A friend of mine recently shared some photos of her visit back to California to see her failing health parents, possibly for the last time.

As I look through those pictures, I'm left to reflect on my life with my recently departed husband and of recent pictures I've uploaded.

When I met Chris he was so incredibly handsome, with rich dark and full, perfect hair, brown sparkling eyes that twinkled when he really liked what he saw and an affectionate smile.

He was everything I though a man should be. He played sports, (years on a men's soccer league) rode his bicycle every year in the Great Ragbrai event (Registered Annual Great Bike Ride Across Iowa) that encompassed about 500 miles within one week and he played in a men's basketball league.

He was the first person I'd ever met who took vitamins regularly and flossed his teeth daily. He ordered Chicken, when we went out for dinner versus something fried and fattening that I would take great pleasure in eating. He had a wicked sweet tooth that sometimes lead him to buy the cake icing in a tube and he would simply eat it like that.

Then somewhere along the road, life flipped on its head.

He went from being one of the healthiest people I knew to being the sickest person I knew.

The counter that was once lined with vitamins were replaced with heavy narcotic pain management pills, and tablets for nausea due to the chemo therapy.

The energy or thought of participating in sports, was spent sleeping instead.

The 3 bicycles he so proudly kept, one purchased the year previously, now sat to the side. The only wheels in his life at that point turned into a wheel chair that he couldn't power on his own.

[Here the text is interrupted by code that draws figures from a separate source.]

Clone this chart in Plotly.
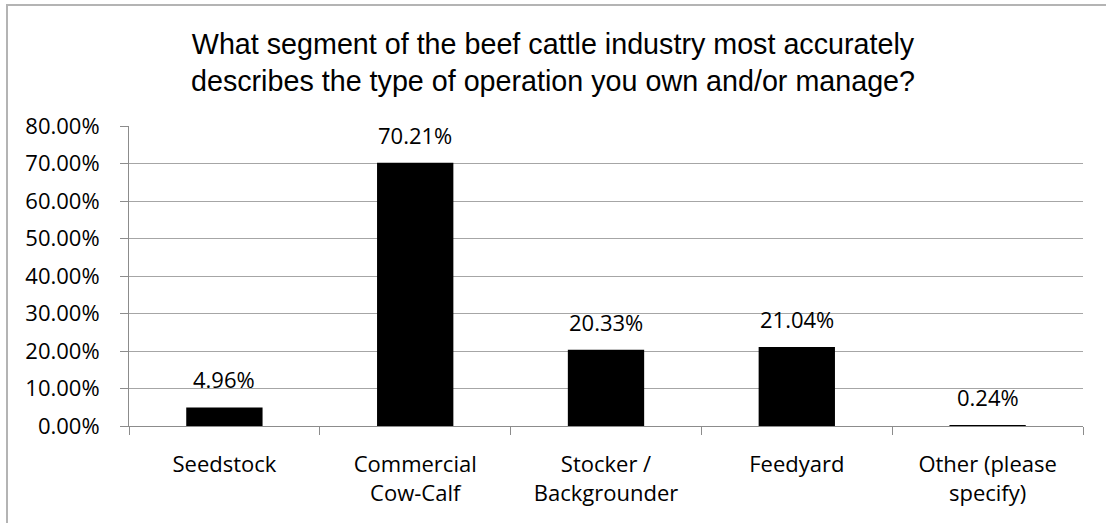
import plotly.graph_objects as go

# Survey responses: share of operations by beef cattle industry segment
categories = ["Seedstock", "Commercial<br>Cow-Calf", "Stocker /<br>Backgrounder",
              "Feedyard", "Other (please<br>specify)"]
shares = [4.96, 70.21, 20.33, 21.04, 0.24]
y_ticks = [0, 10, 20, 30, 40, 50, 60, 70, 80]

title_text = ("What segment of the beef cattle industry most accurately<br>"
              "describes the type of operation you own and/or manage?")

label_font = dict(family="Open Sans", size=22, color="#000000")
grid_grey = "#A6A6A6"
axis_grey = "#8C8C8C"

fig = go.Figure(
    go.Bar(
        x=categories,
        y=shares,
        marker=dict(color="#000000", line=dict(width=0)),
        hoverinfo="skip",
    )
)

# Value labels sitting just above each bar
for cat, val in zip(categories, shares):
    fig.add_annotation(
        x=cat, y=val, xref="x", yref="y",
        text=f"{val:.2f}%",
        showarrow=False, yanchor="bottom", yshift=11,
        font=label_font,
    )

# Light grey frame around the chart
fig.add_shape(
    type="rect", xref="paper", yref="paper",
    x0=(7 - 129) / 954, x1=1.2, y0=-0.6, y1=(426 - 5) / 300,
    line=dict(color="#B4B4B4", width=2), fillcolor="rgba(0,0,0,0)",
    layer="below",
)

fig.update_layout(
    width=1106, height=523,
    margin=dict(l=129, r=23, t=126, b=97),
    paper_bgcolor="white", plot_bgcolor="white",
    bargap=0.6,
    showlegend=False,
    title=dict(
        text=title_text,
        x=0.5, xanchor="center", xref="container",
        y=1 - 54 / 523, yanchor="top", yref="container",
        font=dict(family="Liberation Sans", size=28.7, color="#000000"),
    ),
    xaxis=dict(
        type="category",
        showline=True, linecolor=axis_grey, linewidth=1,
        ticks="outside", tickson="boundaries", ticklen=8,
        tickcolor=axis_grey, tickwidth=1,
        showgrid=False,
        tickfont=label_font,
        ticklabelstandoff=19,
    ),
    yaxis=dict(
        range=[0, 80],
        tickvals=y_ticks,
        ticktext=[f"{v:.2f}%" for v in y_ticks],
        showline=True, linecolor=axis_grey, linewidth=1,
        ticks="outside", ticklen=8, tickcolor=axis_grey, tickwidth=1,
        showgrid=True, gridcolor=grid_grey, gridwidth=1,
        zeroline=False,
        tickfont=label_font,
        ticklabelstandoff=16,
    ),
)

fig.write_html("out.html")
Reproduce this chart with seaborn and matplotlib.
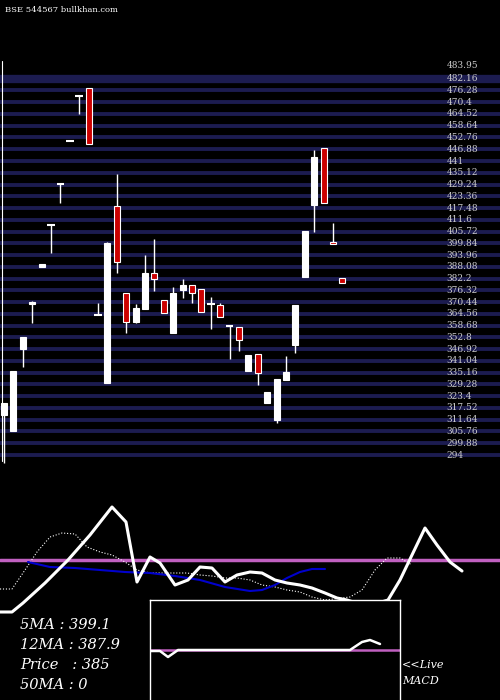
import matplotlib
matplotlib.use("Agg")
import matplotlib.pyplot as plt
import seaborn as sns
import pandas as pd
import numpy as np

sns.set_style("dark")
plt.rcParams['font.family'] = ['DejaVu Sans']

opens  = [314,306,347,369.5,388,409,429.5,451,473.5,477.5,364,330,418.5,375,360.5,367,385,371.5,355,376.5,379,377,369.5,369,358.5,358,336,344.5,320,311.5,331.5,349,383,419,447.5,400.5,382.5]
closes = [320,336,353,370.5,389.5,409,429.5,451,473.5,449.5,364,400,390.5,360.5,367.5,385,382,365,375,379,375,365.5,369.5,363,358.5,351.5,344,335,325.5,332,335.5,369,406,443,420,399.5,380]
highs  = [320,336,353,371,389.5,409,429.5,451,473.5,477.5,370,400.5,434.5,375,369.5,394,402,371.5,378,382,379,377,373,370,358.5,358,344,344.5,325.5,332,343.5,369,406,446.5,447.5,410,382.5]
lows   = [290,306,338,360,388,395,420,451,464.5,449.5,364,330,385,355,360,367,376,365,355,372.5,370,365.5,357,363,342,346,336,329,320,310,331.5,345,383,405.5,420,399.5,380]
price_labels = [482.16,476.28,470.4,464.52,458.64,452.76,446.88,441,435.12,429.24,423.36,417.48,411.6,405.72,399.84,393.96,388.08,382.2,376.32,370.44,364.56,358.68,352.8,346.92,341.04,335.16,329.28,323.4,317.52,311.64,305.76,299.88,294]

ind_x = [0,12,23,45,68,90,112,126,137,150,160,175,188,200,212,225,237,250,262,275,287,300,312,325,337,347,360,375,388,400,412,425,437,450,462]
ind_y = [88,88,97,117,140,165,193,178,118,143,137,115,120,133,132,118,125,128,127,120,117,115,112,107,102,100,96,96,100,120,145,172,155,138,129]
dot_x = [0,12,25,37,50,62,75,87,100,112,125,137,150,162,175,187,200,212,225,237,250,262,275,287,300,312,325,350,362,375,387,400,412]
dot_y = [111,111,130,148,163,167,166,153,148,145,138,130,127,127,127,127,125,124,122,122,120,115,113,110,108,103,100,103,110,130,142,142,135]
blue_x = [28,50,75,100,125,150,175,200,225,250,262,275,287,300,312,325]
blue_y = [138,133,132,130,128,127,124,120,113,109,110,115,122,128,131,131]
macd_x = [150,160,168,178,200,250,300,350,362,370,380]
macd_y = [49,49,43,50,50,50,50,50,58,60,56]

fig = plt.figure(figsize=(5,7), dpi=100, facecolor='black')
ax = fig.add_axes([0, 230/700, 1, 470/700])
ax.set_facecolor('black')
idx = np.arange(len(opens))
for p in price_labels:
    ax.axhline(p, color='#1c1c50', lw=2.8 if p != 482.16 else 6, zorder=0)
    ax.text(47.1, p, str(p), color='#cccccc', fontsize=6.5,
            va='center', ha='left', family='DejaVu Serif')
ax.text(47.1, 488.5, '483.95', color='#cccccc', fontsize=6.5, va='center', family='DejaVu Serif')
for i, o, c, h, l in zip(idx, opens, closes, highs, lows):
    col = 'white' if c >= o else '#cc0000'
    ax.vlines(i, l, h, color='white', lw=1)
    lo, hi = min(o, c), max(o, c)
    if hi - lo < 0.8:
        ax.hlines(hi, i-0.4, i+0.4, color='white' if col=='white' else '#cc0000', lw=1.5)
    else:
        ax.bar(i, hi-lo, bottom=lo, width=0.65, color=col, edgecolor='white', lw=0.8, zorder=3)
ax.axvline(-0.25, ymin=0.02, ymax=0.87, color='white', lw=0.8)
ax.set_xlim(-0.426, 52.77)
ax.set_ylim(286.5, 521.5)
ax.set_xticks([]); ax.set_yticks([])
for s in ax.spines.values(): s.set_visible(False)
fig.text(0.01, 0.992, 'BSE 544567 bullkhan.com', color='white', fontsize=6, va='top', family='DejaVu Serif')

bx = fig.add_axes([0, 0, 1, 210/700])
bx.set_facecolor('black')
bx.set_xlim(0, 500); bx.set_ylim(0, 210)
bx.axhline(140, color='#c060c0', lw=2.5)
sns.lineplot(x=dot_x, y=dot_y, ax=bx, color='white', lw=0.8, linestyle=':', sort=False)
sns.lineplot(x=blue_x, y=blue_y, ax=bx, color='#0000cc', lw=1.5, sort=False)
sns.lineplot(x=ind_x, y=ind_y, ax=bx, color='white', lw=2.2, sort=False)
ins = fig.add_axes([150/500, 0, 250/500, 100/700])
ins.set_facecolor('black')
ins.set_xlim(150, 400); ins.set_ylim(0, 100)
ins.axhline(50, color='#c060c0', lw=1.8)
sns.lineplot(x=macd_x, y=macd_y, ax=ins, color='white', lw=1.8, sort=False)
ins.set_xticks([]); ins.set_yticks([])
for s in ins.spines.values(): s.set_color('white'); s.set_linewidth(1)
ins.spines['bottom'].set_visible(False)
bx.set_xticks([]); bx.set_yticks([]); bx.set_xlabel(''); bx.set_ylabel('')
for s in bx.spines.values(): s.set_visible(False)
for j, t in enumerate(['5MA : 399.1', '12MA : 387.9', 'Price   : 385', '50MA : 0']):
    fig.text(20/500, 1-(625+20*j)/700, t, color='white', fontsize=10.5, style='italic',
             family='DejaVu Serif', va='center')
fig.text(402/500, 1-665/700, '<<Live', color='white', fontsize=8, style='italic', family='DejaVu Serif', va='center')
fig.text(402/500, 1-681/700, 'MACD', color='white', fontsize=8, style='italic', family='DejaVu Serif', va='center')
fig.savefig('out.png', dpi=100, facecolor='black')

No longer was jumping to make a basketball shot in his life, as breathing became difficult to even stand.

Gone were the beautiful , rich and dark brown hair, and sparkling brown eyes replaced with chemo stark white hair, lost brown, long lashes, and the will to live in his eyes.

He held on for as long as he could, for me and for our boys, but he could not stay with us.

Then I think back to my most recent uploaded pictures of him with our children throughout the past 20 years and I'm reminded of just how beautiful he was, and how happy he felt when he was with his family and it shows in every picture.

His life meant something and I need to reflect on that more.